▶ **DATA EXCERPT**:
■ ■ ■
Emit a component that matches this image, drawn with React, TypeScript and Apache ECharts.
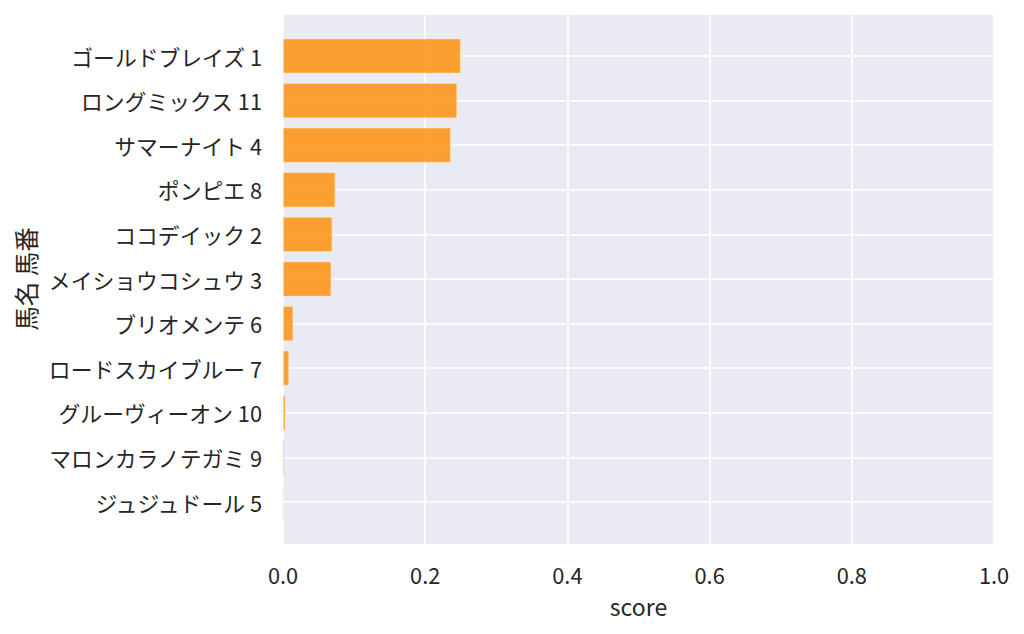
import React, { useEffect, useRef } from "react";
import * as echarts from "echarts";

const horses = [
  "ゴールドブレイズ 1",
  "ロングミックス 11",
  "サマーナイト 4",
  "ポンピエ 8",
  "ココデイック 2",
  "メイショウコシュウ 3",
  "ブリオメンテ 6",
  "ロードスカイブルー 7",
  "グルーヴィーオン 10",
  "マロンカラノテガミ 9",
  "ジュジュドール 5",
];
const scores = [0.25, 0.245, 0.236, 0.0736, 0.0694, 0.068, 0.0145, 0.0085, 0.0035, 0.002, 0.0006];
const xTicks = [0, 0.2, 0.4, 0.6, 0.8, 1.0];

const FONT = "'Noto Sans CJK JP', 'Noto Sans', sans-serif";
const TEXT = "#262626";

export default function App() {
  const ref = useRef<HTMLDivElement>(null);
  useEffect(() => {
    if (!ref.current) return;
    const chart = echarts.init(ref.current, undefined, { renderer: "svg" });
    chart.setOption({
      animation: false,
      textStyle: { fontFamily: FONT },
      grid: [
        { left: 283, right: 30, top: 15, bottom: 90, show: true, backgroundColor: "#EAEAF2", borderWidth: 0 },
        { left: 283, right: 30, top: 56, bottom: 132 },
      ],
      xAxis: [
        {
          gridIndex: 0,
          type: "value",
          min: 0,
          max: 1,
          interval: 0.2,
          axisLine: { show: false },
          axisTick: { show: false },
          splitLine: { show: true, lineStyle: { color: "#ffffff", width: 1.6 } },
          axisLabel: {
            margin: 20,
            fontSize: 21.8,
            color: TEXT,
            fontFamily: FONT,
            formatter: (v: number) => (xTicks.includes(Math.round(v * 10) / 10) ? v.toFixed(1) : ""),
          },
          name: "score",
          nameLocation: "middle",
          nameGap: 50,
          nameTextStyle: { fontSize: 23, color: TEXT, fontFamily: FONT },
        },
        {
          gridIndex: 1,
          type: "value",
          min: 0,
          max: 1,
          show: false,
          splitLine: { show: false },
        },
      ],
      yAxis: [
        {
          gridIndex: 0,
          type: "value",
          min: 0,
          max: 1,
          show: false,
          splitLine: { show: false },
        },
        {
          gridIndex: 1,
          type: "category",
          data: horses,
          inverse: true,
          boundaryGap: false,
          axisLine: { show: false },
          axisTick: { show: false },
          splitLine: { show: true, lineStyle: { color: "#ffffff", width: 1.6 } },
          axisLabel: { margin: 21, fontSize: 21.8, color: TEXT, fontFamily: FONT },
          name: "馬名 馬番",
          nameLocation: "middle",
          nameGap: 244,
          nameRotate: 90,
          nameTextStyle: { fontSize: 24.5, color: TEXT, fontFamily: FONT },
        },
      ],
      series: [
        {
          type: "bar",
          xAxisIndex: 1,
          yAxisIndex: 1,
          data: scores,
          barWidth: 35,
          clip: false,
          itemStyle: {
            color: "rgba(255,140,0,0.8)",
            borderColor: "rgba(255,230,200,0.6)",
            borderWidth: 0.8,
          },
        },
      ],
    });
    return () => chart.dispose();
  }, []);
  return <div ref={ref} style={{ width: 1024, height: 634, position: "absolute", left: 0, top: 0 }} />;
}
■ ■ ■
▶ **WORK TO COMPLETE**: Return each line where "React" shows up.

▶ **EXERCISE ANSWER**:
Emit a component that matches this image, drawn with React, TypeScript and Apache ECharts.
import React, { useEffect, useRef } from "react";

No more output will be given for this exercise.